Discussion Facilitator: Tod Fiste. May 11, 2019.

We discussed the first two readings from The Pocket Pema Chödrön.

The Noble Heart

Bodhichitta is a Sanskrit word that means “noble or awakened heart." It is said to be present in all beings. Just as butter is inherent in milk and oil is inherent in a sesame seed, this soft spot is inherent in you and me.

It is said that in difficult times, it is only bodhichitta that heals. When inspiration has become hidden, when we feel ready to give up, this is the time when healing can be found in the tenderness of pain itself. This is the time to touch the genuine heart of bodhichitta. In the midst of loneliness, in the midst of fear, in the middle of feeling misunderstood and rejected is the heartbeat of all things, the genuine heart of sadness.

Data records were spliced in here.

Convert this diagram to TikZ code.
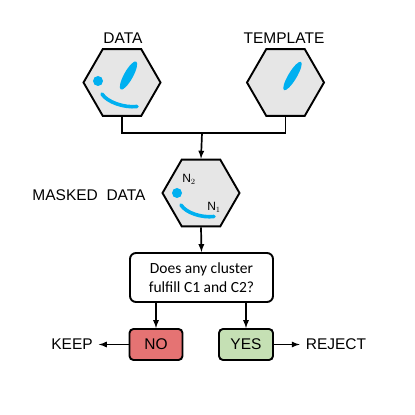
\documentclass[tikz,border=0pt]{standalone}
\usepackage{fontspec}
\setmainfont{Liberation Sans}
\newfontfamily\calibrifont{Carlito}
\usepackage{xcolor}
\usepackage{tikz}
\usetikzlibrary{shapes.geometric}

\definecolor{dotblue}{HTML}{00B0F0}
\definecolor{hexgray}{HTML}{E6E6E6}
\definecolor{nored}{HTML}{E57373}
\definecolor{yesgreen}{HTML}{C5E0B4}

\begin{document}
\begin{tikzpicture}[x=1pt, y=1pt,
  hexnode/.style={regular polygon, regular polygon sides=6, draw=black, fill=hexgray, line width=1.9pt, inner sep=0pt, minimum size=77pt},
  labelnode/.style={font=\fontsize{15.5}{18}\selectfont, inner sep=0pt},
  answernode/.style={draw=black, rounded corners=4pt, line width=1.9pt, minimum width=53pt, minimum height=31pt, inner sep=0pt, font=\fontsize{15.5}{18}\selectfont},
  blob/.style={fill=dotblue, draw=none},
  smile/.style={draw=dotblue, line width=3.6pt, line cap=round},
  flow/.style={line width=1.7pt, -latex}]
\useasboundingbox (0,0) rectangle (415,415);

\node[hexnode] (data) at (122, 332.5) {};
\node[hexnode] (template) at (285.5, 332.5) {};
\node[hexnode] (masked) at (201, 222) {};

\node[labelnode] (datalabel) at (123, 377) {DATA};
\node[labelnode] (templatelabel) at (284, 377) {TEMPLATE};
\node[labelnode] (maskedlabel) at (89, 220) {MASKED\ \ DATA};

\node[draw=black, rounded corners=6pt, line width=1.9pt, minimum width=143pt, minimum height=49pt, align=center, inner sep=0pt, font=\calibrifont\fontsize{15.5}{19}\selectfont] (question) at (201.5, 137.5) {Does any cluster\\fulfill C1 and C2?};

\node[answernode, fill=nored] (no) at (156, 70.5) {NO};
\node[answernode, fill=yesgreen, minimum width=54pt] (yes) at (246, 70.5) {YES};
\node[labelnode] (keep) at (72, 70.5) {KEEP};
\node[labelnode] (reject) at (336, 70.5) {REJECT};

% blue clusters
\fill[blob] (98, 334) circle (5);
\fill[blob, rotate around={61:(128.5,339.5)}] (128.5,339.5) ellipse [x radius=16, y radius=4.5];
\draw[smile] (102,321) .. controls (107,313) and (124,307) .. (137,308.5);
\fill[blob, rotate around={59:(292.5,339)}] (292.5,339) ellipse [x radius=16.5, y radius=4.2];
\fill[blob] (177, 222) circle (5);
\draw[smile] (181,210) .. controls (186,202) and (202,197) .. (214,198.5);
\node[font=\fontsize{12}{14}\selectfont, inner sep=0pt] (n2) at (189, 235.5) {N$_2$};
\node[font=\fontsize{12}{14}\selectfont, inner sep=0pt] (n1) at (214, 208) {N$_1$};

% connectors
\coordinate (join) at (202, 282);
\draw[line width=1.7pt] (data.south) |- (join) -| (template.south);
\draw[flow] (join) -- (masked.north);
\draw[flow] (masked.south) -- (question.north);
\draw[flow] (question.south -| no.north) -- (no.north);
\draw[flow] (question.south -| yes.north) -- (yes.north);
\draw[flow] (no.west) -- ([xshift=6pt]keep.east);
\draw[flow] (yes.east) -- ([xshift=-6pt]reject.west);

\end{tikzpicture}
\end{document}
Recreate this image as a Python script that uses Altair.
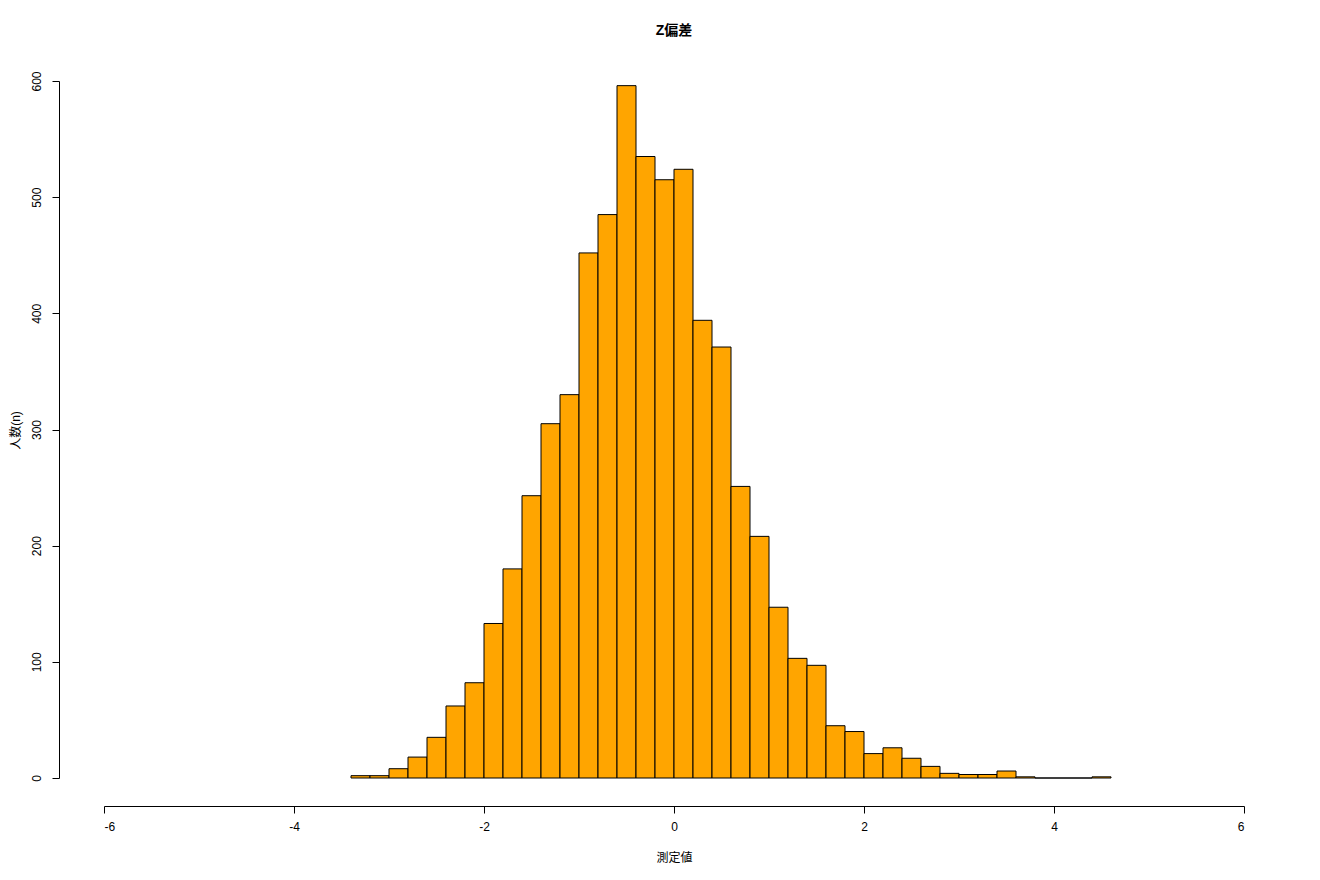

Just as a jewel that has been buried in the earth for a million years is not discolored or harmed, in the same way this noble heart is not affected by all of our kicking and screaming. The jewel can be brought out into the light at any time, and it will glow as brilliantly as if nothing had ever happened. No matter how committed we are to unkindness, selfishness, or greed, the genuine heart of bodhichitta cannot be lost. It is here in all that lives, never marred and completely whole.

WE ALREADY HAVE EVERYTHING

We already have everything we need. There is no need for self-improvement. All these trips that we lay on ourselves—the heavy-duty fearing that we're bad and hoping that we're good, the identities that we so dearly cling to, the rage, the jealousy, and the addictions of all kinds—never touch our basic wealth. They are like clouds that temporarily block the sun. But all the time our warmth and brilliance are right here. This is who we really are. We are one blink of an eye away from being fully awake.

Looking at ourselves this way is very different from our usual habit. From this perspective we don't need to change; you can feel as wretched as you like, and you're still a good candidate for enlightenment. You can feel like the world's most hopeless basket case, but that feeling is your wealth, not something to be thrown out or improved upon.

Chödrön Pema, and Eden Steinberg. The Pocket Pema Chödrön. Shambhala, 2017.